King and Grosse both give emphatic performances as everyday folks who feel called upon to do extraordinary things. Which isn’t to say they don’t fight, become depressed and even contemplate returning their foster children back to the state agency.
Elizabeth Mitchell, best remembered from the “Lost” TV show, plays Susan Ramsay, a put-upon state worker in charge of pulling children away from abusive parents and placing them with foster parents, and possibly go on to be adopted by them. She becomes the Martin’s friend and ally, with the reverend going around to his flock convincing them they’re capable of taking in a few more lambs.
Donna’s sister, Dian (Jillian Reeves), is actually the first to take in a foster child after Donna waxed about it, and there’s a suggestion of a layer of competition between the two women, good-natured though it might be.
The movie, at 130 minutes long, is troubled by uneven pacing and scenes that seem to repeat the same dynamics over and over. We’ll get an incredibly powerful confrontation, and then things will waddle along placidly while we wait for the next one, which resembles the last.
The result is an almost episodic feel. More than anything, “Sound of Hope” plays like a soap opera — if a particularly Jesus-themed one. I was raised in the faith so people quoting from scripture or rocking in their chair to the spirit moving through them isn’t bothersome to me, but may seem alien to others.

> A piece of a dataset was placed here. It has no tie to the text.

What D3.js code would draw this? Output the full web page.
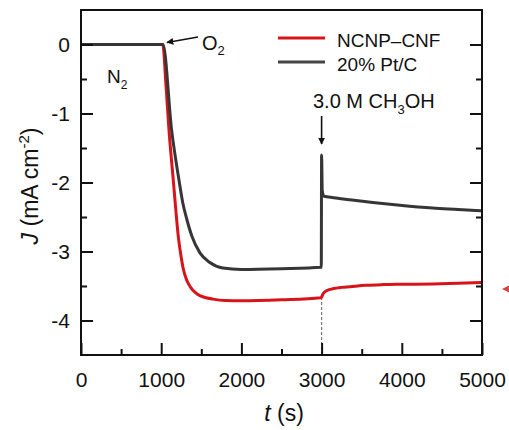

The Martins’ biggest challenge is when they bring in Terri (Diaana Babnicova), a girl so traumatized that she has reverted to acting like a cat. Susan actually refuses to place her with them at first, arguing that they’ll soon grow frustrated and return Terri to state care, which will only worsen her mental state.
As time passes, Terri becomes a teenager with a rebellious spirit and a lustful eye for boys, constantly telling Donna she’s not her mother and can’t tell her what to do. She even takes to physically assaulting the Martins’ natural-born daughter. Donna reacts badly, trying to emulate the stern-but-loving touch of her own mother, and chastises herself for falling short.
Constantly hard up for money to take care of the children, the Martins and the other families often face things like having the electricity turned off or being unable to fix their only vehicle. There’s a telling scene where W.C. turns to the pastor (played by the director himself) of a white megachurch for help, and the power dynamic between them and their Black neighbors is laid bare.
There’s a lot to admire about “Sound of Hope.” It has solid production values, with beautiful photography (by Benji Bakshi and Sean Patrick Kirby) that shows off the east Texas vistas and hamlets stuck out of time.
Maybe there’s just too much movie here. It could easily be 40 minutes shorter, and edited with more of a coherent narrative throughline. As it is the film comes across as preachy and dull.
One doesn’t have to share the faith to be engaged by a story about it, but I fear only the truest apostles will appreciate this movie.